◆ TO DO ◆
Reproduce each line of the material exactly, minus any picture.

◆ GIVEN DATA ◆
———
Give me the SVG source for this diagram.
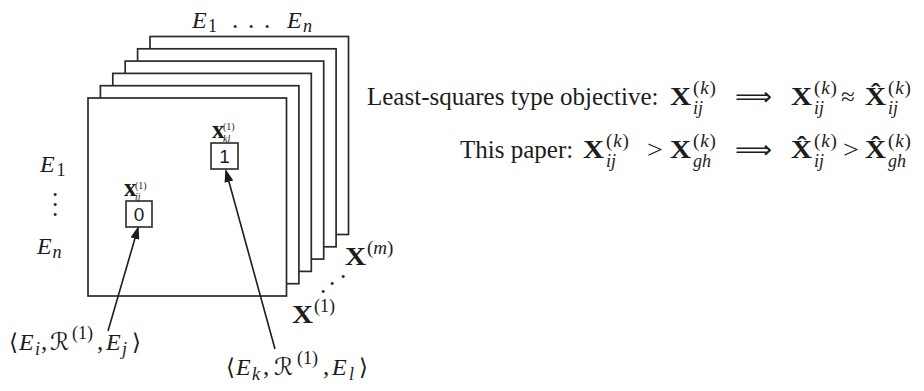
<svg xmlns="http://www.w3.org/2000/svg" width="924" height="391" viewBox="0 0 924 391">
<style>
.t{font-family:"Liberation Serif","DejaVu Serif",serif;font-size:25px;fill:#1c1c1c}
.it{font-style:italic}
.b{font-weight:bold}
.s{font-size:18px}
.sp{font-size:19px;letter-spacing:0.8px}
.xs{font-size:10px}
.sym{font-family:"DejaVu Sans","DejaVu Serif",sans-serif}
.sans{font-family:"Liberation Sans",Arial,sans-serif;font-size:19px;fill:#1c1c1c}
.slice{fill:#fff;stroke:#2a2a2a;stroke-width:1.7}
.cell{fill:#fff;stroke:#2a2a2a;stroke-width:1.6}
.conn{stroke:#1c1c1c;stroke-width:1.6;fill:none}
</style>
<defs>
<marker id="ah" markerUnits="userSpaceOnUse" markerWidth="13" markerHeight="9" refX="11" refY="4.5" orient="auto">
<path d="M0,0 L13,4.5 L0,9 z" fill="#1c1c1c"/>
</marker>
</defs>
<rect width="924" height="391" fill="#fff"/>

<g id="slices">
<rect class="slice" x="150" y="36.5" width="198.5" height="198"/>
<rect class="slice" x="137.6" y="48.8" width="198.5" height="198"/>
<rect class="slice" x="125.2" y="61.1" width="198.5" height="198"/>
<rect class="slice" x="112.8" y="73.4" width="198.5" height="198"/>
<rect class="slice" x="100.4" y="85.7" width="198.5" height="198"/>
<rect class="slice" x="88" y="98" width="198.5" height="198"/>
</g>

<g id="col-labels" class="t">
<text class="it" x="192" y="28" font-size="24">E</text>
<text x="208" y="32" class="s">1</text>
<text x="232 248 264" y="28">...</text>
<text class="it" x="287" y="28" font-size="24">E</text>
<text class="it s" x="303" y="32">n</text>
</g>

<g id="row-labels" class="t">
<text class="it" x="40" y="172" font-size="24">E</text>
<text x="56.5" y="176" class="s">1</text>
<text x="52 52 52" y="196 206 216">...</text>
<text class="it" x="37" y="254" font-size="24">E</text>
<text class="it s" x="52.5" y="258">n</text>
</g>

<g id="slice-labels" class="t">
<text class="b" x="345" y="265" textLength="21" lengthAdjust="spacingAndGlyphs">X</text>
<text x="367" y="254" font-size="19">(<tspan class="it">m</tspan>)</text>
<text x="320 329 340" y="292.5 285 277.5">...</text>
<text class="b" x="292" y="323" textLength="21" lengthAdjust="spacingAndGlyphs">X</text>
<text x="314" y="312" class="s">(1)</text>
</g>

<g id="cell-ij">
<rect class="cell" x="126" y="201" width="26" height="26"/>
<text class="sans" x="139" y="221" text-anchor="middle">0</text>
<text class="t b" x="124" y="196" font-size="16">x</text>
<text class="t xs" x="135" y="188.5">(1)</text>
<text class="t xs it" x="135" y="200">ij</text>
</g>

<g id="cell-kl">
<rect class="cell" x="211" y="143" width="27" height="26"/>
<text class="sans" x="224.5" y="163" text-anchor="middle">1</text>
<text class="t b" x="212" y="138" font-size="16">x</text>
<text class="t xs" x="223" y="129.5">(1)</text>
<text class="t xs it" x="223" y="141.5">kl</text>
</g>

<g id="triple-ij" class="t">
<text x="9" y="350" class="sym" font-size="23">⟨</text>
<text class="it" x="19" y="350" font-size="24">E</text>
<text class="it s" x="35" y="355">i</text>
<text x="41" y="350">,</text>
<text class="sym" x="50" y="350" font-size="24">ℛ</text>
<text x="72" y="339" class="s">(1)</text>
<text x="97" y="350">,</text>
<text class="it" x="106" y="350" font-size="24">E</text>
<text class="it s" x="122" y="355">j</text>
<text x="132" y="350" class="sym" font-size="23">⟩</text>
</g>

<g id="triple-kl" class="t">
<text x="226" y="375" class="sym" font-size="23">⟨</text>
<text class="it" x="236" y="375" font-size="24">E</text>
<text class="it s" x="252" y="380">k</text>
<text x="263" y="375">,</text>
<text class="sym" x="274" y="375" font-size="24">ℛ</text>
<text x="297" y="364" class="s">(1)</text>
<text x="323" y="375">,</text>
<text class="it" x="332" y="375" font-size="24">E</text>
<text class="it s" x="349" y="380">l</text>
<text x="359" y="375" class="sym" font-size="23">⟩</text>
</g>

<g id="connectors">
<line class="conn" x1="108" y1="331" x2="138" y2="228" marker-end="url(#ah)"/>
<line class="conn" x1="275" y1="349" x2="226" y2="171" marker-end="url(#ah)"/>
</g>

<g id="objective-ls" class="t">
<text x="367" y="105">Least-squares type objective:</text>
<text class="b" x="670" y="105" textLength="21" lengthAdjust="spacingAndGlyphs">X</text>
<text x="693" y="94" class="sp">(<tspan class="it">k</tspan>)</text>
<text x="693" y="114" class="s it">ij</text>
<text class="sym" x="735" y="105" textLength="37" lengthAdjust="spacingAndGlyphs">⟹</text>
<text class="b" x="791" y="105" textLength="21" lengthAdjust="spacingAndGlyphs">X</text>
<text x="814" y="94" class="sp">(<tspan class="it">k</tspan>)</text>
<text x="814" y="114" class="s it">ij</text>
<text x="841" y="105">≈</text>
<text class="b" x="865" y="105" textLength="21" lengthAdjust="spacingAndGlyphs">X̂</text>
<text x="888" y="94" class="sp">(<tspan class="it">k</tspan>)</text>
<text x="888" y="114" class="s it">ij</text>
</g>

<g id="objective-paper" class="t">
<text x="460" y="158">This paper:</text>
<text class="b" x="583" y="158" textLength="21" lengthAdjust="spacingAndGlyphs">X</text>
<text x="606" y="147" class="sp">(<tspan class="it">k</tspan>)</text>
<text x="606" y="167" class="s it">ij</text>
<text x="647" y="158" textLength="16" lengthAdjust="spacingAndGlyphs">&gt;</text>
<text class="b" x="670" y="158" textLength="21" lengthAdjust="spacingAndGlyphs">X</text>
<text x="693" y="147" class="sp">(<tspan class="it">k</tspan>)</text>
<text x="693" y="167" class="s it">gh</text>
<text class="sym" x="735" y="158" textLength="37" lengthAdjust="spacingAndGlyphs">⟹</text>
<text class="b" x="791" y="158" textLength="21" lengthAdjust="spacingAndGlyphs">X̂</text>
<text x="814" y="147" class="sp">(<tspan class="it">k</tspan>)</text>
<text x="814" y="167" class="s it">ij</text>
<text x="843" y="158" textLength="16" lengthAdjust="spacingAndGlyphs">&gt;</text>
<text class="b" x="865" y="158" textLength="21" lengthAdjust="spacingAndGlyphs">X̂</text>
<text x="888" y="147" class="sp">(<tspan class="it">k</tspan>)</text>
<text x="888" y="167" class="s it">gh</text>
</g>
</svg>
———
◆ TASK OUTPUT ◆
Give me the SVG source for this diagram.
<svg xmlns="http://www.w3.org/2000/svg" width="924" height="391" viewBox="0 0 924 391">
<style>
.t{font-family:"Liberation Serif","DejaVu Serif",serif;font-size:25px;fill:#1c1c1c}
.it{font-style:italic}
.b{font-weight:bold}
.s{font-size:18px}
.sp{font-size:19px;letter-spacing:0.8px}
.xs{font-size:10px}
.sym{font-family:"DejaVu Sans","DejaVu Serif",sans-serif}
.sans{font-family:"Liberation Sans",Arial,sans-serif;font-size:19px;fill:#1c1c1c}
.slice{fill:#fff;stroke:#2a2a2a;stroke-width:1.7}
.cell{fill:#fff;stroke:#2a2a2a;stroke-width:1.6}
.conn{stroke:#1c1c1c;stroke-width:1.6;fill:none}
</style>
<defs>
<marker id="ah" markerUnits="userSpaceOnUse" markerWidth="13" markerHeight="9" refX="11" refY="4.5" orient="auto">
<path d="M0,0 L13,4.5 L0,9 z" fill="#1c1c1c"/>
</marker>
</defs>
<rect width="924" height="391" fill="#fff"/>

<g id="slices">
<rect class="slice" x="150" y="36.5" width="198.5" height="198"/>
<rect class="slice" x="137.6" y="48.8" width="198.5" height="198"/>
<rect class="slice" x="125.2" y="61.1" width="198.5" height="198"/>
<rect class="slice" x="112.8" y="73.4" width="198.5" height="198"/>
<rect class="slice" x="100.4" y="85.7" width="198.5" height="198"/>
<rect class="slice" x="88" y="98" width="198.5" height="198"/>
</g>

<g id="col-labels" class="t">
<text class="it" x="192" y="28" font-size="24">E</text>
<text x="208" y="32" class="s">1</text>
<text x="232 248 264" y="28">...</text>
<text class="it" x="287" y="28" font-size="24">E</text>
<text class="it s" x="303" y="32">n</text>
</g>

<g id="row-labels" class="t">
<text class="it" x="40" y="172" font-size="24">E</text>
<text x="56.5" y="176" class="s">1</text>
<text x="52 52 52" y="196 206 216">...</text>
<text class="it" x="37" y="254" font-size="24">E</text>
<text class="it s" x="52.5" y="258">n</text>
</g>

<g id="slice-labels" class="t">
<text class="b" x="345" y="265" textLength="21" lengthAdjust="spacingAndGlyphs">X</text>
<text x="367" y="254" font-size="19">(<tspan class="it">m</tspan>)</text>
<text x="320 329 340" y="292.5 285 277.5">...</text>
<text class="b" x="292" y="323" textLength="21" lengthAdjust="spacingAndGlyphs">X</text>
<text x="314" y="312" class="s">(1)</text>
</g>

<g id="cell-ij">
<rect class="cell" x="126" y="201" width="26" height="26"/>
<text class="sans" x="139" y="221" text-anchor="middle">0</text>
<text class="t b" x="124" y="196" font-size="16">x</text>
<text class="t xs" x="135" y="188.5">(1)</text>
<text class="t xs it" x="135" y="200">ij</text>
</g>

<g id="cell-kl">
<rect class="cell" x="211" y="143" width="27" height="26"/>
<text class="sans" x="224.5" y="163" text-anchor="middle">1</text>
<text class="t b" x="212" y="138" font-size="16">x</text>
<text class="t xs" x="223" y="129.5">(1)</text>
<text class="t xs it" x="223" y="141.5">kl</text>
</g>

<g id="triple-ij" class="t">
<text x="9" y="350" class="sym" font-size="23">⟨</text>
<text class="it" x="19" y="350" font-size="24">E</text>
<text class="it s" x="35" y="355">i</text>
<text x="41" y="350">,</text>
<text class="sym" x="50" y="350" font-size="24">ℛ</text>
<text x="72" y="339" class="s">(1)</text>
<text x="97" y="350">,</text>
<text class="it" x="106" y="350" font-size="24">E</text>
<text class="it s" x="122" y="355">j</text>
<text x="132" y="350" class="sym" font-size="23">⟩</text>
</g>

<g id="triple-kl" class="t">
<text x="226" y="375" class="sym" font-size="23">⟨</text>
<text class="it" x="236" y="375" font-size="24">E</text>
<text class="it s" x="252" y="380">k</text>
<text x="263" y="375">,</text>
<text class="sym" x="274" y="375" font-size="24">ℛ</text>
<text x="297" y="364" class="s">(1)</text>
<text x="323" y="375">,</text>
<text class="it" x="332" y="375" font-size="24">E</text>
<text class="it s" x="349" y="380">l</text>
<text x="359" y="375" class="sym" font-size="23">⟩</text>
</g>

<g id="connectors">
<line class="conn" x1="108" y1="331" x2="138" y2="228" marker-end="url(#ah)"/>
<line class="conn" x1="275" y1="349" x2="226" y2="171" marker-end="url(#ah)"/>
</g>

<g id="objective-ls" class="t">
<text x="367" y="105">Least-squares type objective:</text>
<text class="b" x="670" y="105" textLength="21" lengthAdjust="spacingAndGlyphs">X</text>
<text x="693" y="94" class="sp">(<tspan class="it">k</tspan>)</text>
<text x="693" y="114" class="s it">ij</text>
<text class="sym" x="735" y="105" textLength="37" lengthAdjust="spacingAndGlyphs">⟹</text>
<text class="b" x="791" y="105" textLength="21" lengthAdjust="spacingAndGlyphs">X</text>
<text x="814" y="94" class="sp">(<tspan class="it">k</tspan>)</text>
<text x="814" y="114" class="s it">ij</text>
<text x="841" y="105">≈</text>
<text class="b" x="865" y="105" textLength="21" lengthAdjust="spacingAndGlyphs">X̂</text>
<text x="888" y="94" class="sp">(<tspan class="it">k</tspan>)</text>
<text x="888" y="114" class="s it">ij</text>
</g>

<g id="objective-paper" class="t">
<text x="460" y="158">This paper:</text>
<text class="b" x="583" y="158" textLength="21" lengthAdjust="spacingAndGlyphs">X</text>
<text x="606" y="147" class="sp">(<tspan class="it">k</tspan>)</text>
<text x="606" y="167" class="s it">ij</text>
<text x="647" y="158" textLength="16" lengthAdjust="spacingAndGlyphs">&gt;</text>
<text class="b" x="670" y="158" textLength="21" lengthAdjust="spacingAndGlyphs">X</text>
<text x="693" y="147" class="sp">(<tspan class="it">k</tspan>)</text>
<text x="693" y="167" class="s it">gh</text>
<text class="sym" x="735" y="158" textLength="37" lengthAdjust="spacingAndGlyphs">⟹</text>
<text class="b" x="791" y="158" textLength="21" lengthAdjust="spacingAndGlyphs">X̂</text>
<text x="814" y="147" class="sp">(<tspan class="it">k</tspan>)</text>
<text x="814" y="167" class="s it">ij</text>
<text x="843" y="158" textLength="16" lengthAdjust="spacingAndGlyphs">&gt;</text>
<text class="b" x="865" y="158" textLength="21" lengthAdjust="spacingAndGlyphs">X̂</text>
<text x="888" y="147" class="sp">(<tspan class="it">k</tspan>)</text>
<text x="888" y="167" class="s it">gh</text>
</g>
</svg>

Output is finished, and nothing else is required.